[Figure scripts]
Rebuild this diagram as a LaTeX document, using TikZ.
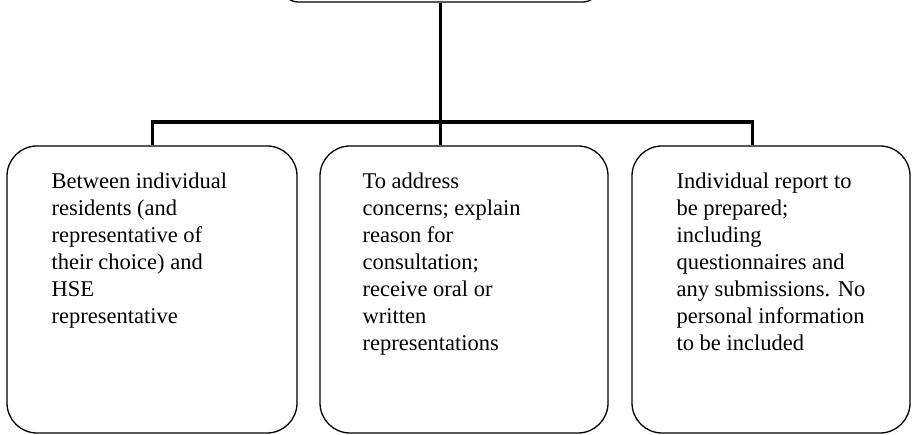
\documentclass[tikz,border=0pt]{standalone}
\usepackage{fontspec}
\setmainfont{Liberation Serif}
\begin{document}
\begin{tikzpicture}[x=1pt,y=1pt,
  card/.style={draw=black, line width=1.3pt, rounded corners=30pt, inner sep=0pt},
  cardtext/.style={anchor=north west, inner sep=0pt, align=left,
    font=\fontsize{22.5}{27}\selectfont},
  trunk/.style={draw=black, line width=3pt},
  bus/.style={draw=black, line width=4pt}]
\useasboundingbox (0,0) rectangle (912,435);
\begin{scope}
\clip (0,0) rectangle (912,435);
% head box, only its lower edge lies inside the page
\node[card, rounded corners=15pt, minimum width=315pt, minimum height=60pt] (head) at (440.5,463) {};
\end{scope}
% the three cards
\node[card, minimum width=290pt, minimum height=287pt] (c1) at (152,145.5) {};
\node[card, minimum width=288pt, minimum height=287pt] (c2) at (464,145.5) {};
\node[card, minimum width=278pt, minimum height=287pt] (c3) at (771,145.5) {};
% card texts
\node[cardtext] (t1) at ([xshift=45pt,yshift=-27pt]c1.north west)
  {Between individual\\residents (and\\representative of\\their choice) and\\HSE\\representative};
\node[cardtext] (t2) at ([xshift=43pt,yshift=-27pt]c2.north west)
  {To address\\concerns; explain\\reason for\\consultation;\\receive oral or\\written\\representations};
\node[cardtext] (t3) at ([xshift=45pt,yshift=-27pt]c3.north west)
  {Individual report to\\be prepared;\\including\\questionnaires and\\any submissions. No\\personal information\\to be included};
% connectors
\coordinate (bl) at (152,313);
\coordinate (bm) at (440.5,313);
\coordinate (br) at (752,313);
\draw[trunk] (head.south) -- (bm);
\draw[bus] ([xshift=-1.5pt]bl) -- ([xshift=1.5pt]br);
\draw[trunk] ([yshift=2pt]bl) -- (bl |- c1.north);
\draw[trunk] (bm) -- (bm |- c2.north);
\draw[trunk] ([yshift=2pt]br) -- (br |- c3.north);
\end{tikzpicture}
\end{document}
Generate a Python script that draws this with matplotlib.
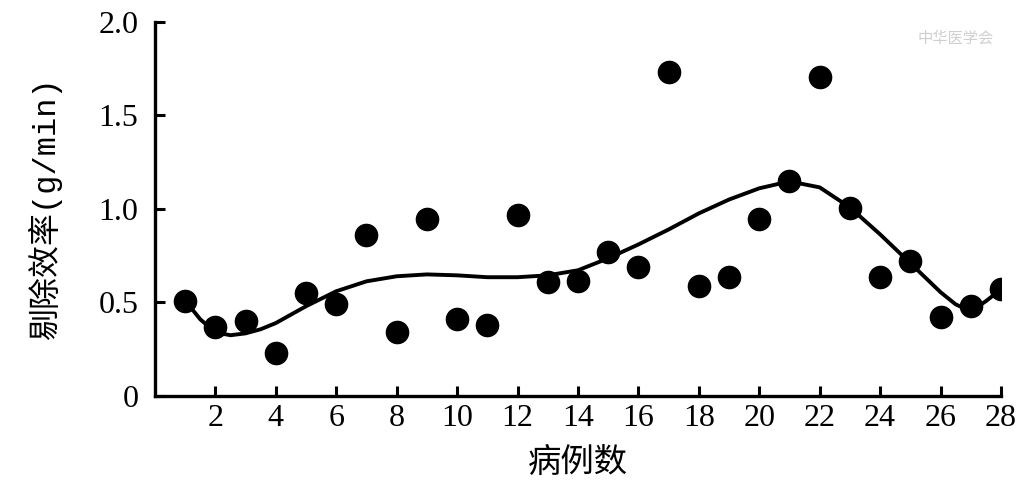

WHAT YOU SHOULD DO >> Make an exact copy of the data, leaving its pictures out.

RESULT >>
Rebuild this diagram as a LaTeX document, using TikZ.
\documentclass[tikz,border=0pt]{standalone}
\usepackage{fontspec}
\setmainfont{Liberation Serif}
\begin{document}
\begin{tikzpicture}[x=1pt,y=1pt,
  card/.style={draw=black, line width=1.3pt, rounded corners=30pt, inner sep=0pt},
  cardtext/.style={anchor=north west, inner sep=0pt, align=left,
    font=\fontsize{22.5}{27}\selectfont},
  trunk/.style={draw=black, line width=3pt},
  bus/.style={draw=black, line width=4pt}]
\useasboundingbox (0,0) rectangle (912,435);
\begin{scope}
\clip (0,0) rectangle (912,435);
% head box, only its lower edge lies inside the page
\node[card, rounded corners=15pt, minimum width=315pt, minimum height=60pt] (head) at (440.5,463) {};
\end{scope}
% the three cards
\node[card, minimum width=290pt, minimum height=287pt] (c1) at (152,145.5) {};
\node[card, minimum width=288pt, minimum height=287pt] (c2) at (464,145.5) {};
\node[card, minimum width=278pt, minimum height=287pt] (c3) at (771,145.5) {};
% card texts
\node[cardtext] (t1) at ([xshift=45pt,yshift=-27pt]c1.north west)
  {Between individual\\residents (and\\representative of\\their choice) and\\HSE\\representative};
\node[cardtext] (t2) at ([xshift=43pt,yshift=-27pt]c2.north west)
  {To address\\concerns; explain\\reason for\\consultation;\\receive oral or\\written\\representations};
\node[cardtext] (t3) at ([xshift=45pt,yshift=-27pt]c3.north west)
  {Individual report to\\be prepared;\\including\\questionnaires and\\any submissions. No\\personal information\\to be included};
% connectors
\coordinate (bl) at (152,313);
\coordinate (bm) at (440.5,313);
\coordinate (br) at (752,313);
\draw[trunk] (head.south) -- (bm);
\draw[bus] ([xshift=-1.5pt]bl) -- ([xshift=1.5pt]br);
\draw[trunk] ([yshift=2pt]bl) -- (bl |- c1.north);
\draw[trunk] (bm) -- (bm |- c2.north);
\draw[trunk] ([yshift=2pt]br) -- (br |- c3.north);
\end{tikzpicture}
\end{document}
Generate a Python script that draws this with matplotlib.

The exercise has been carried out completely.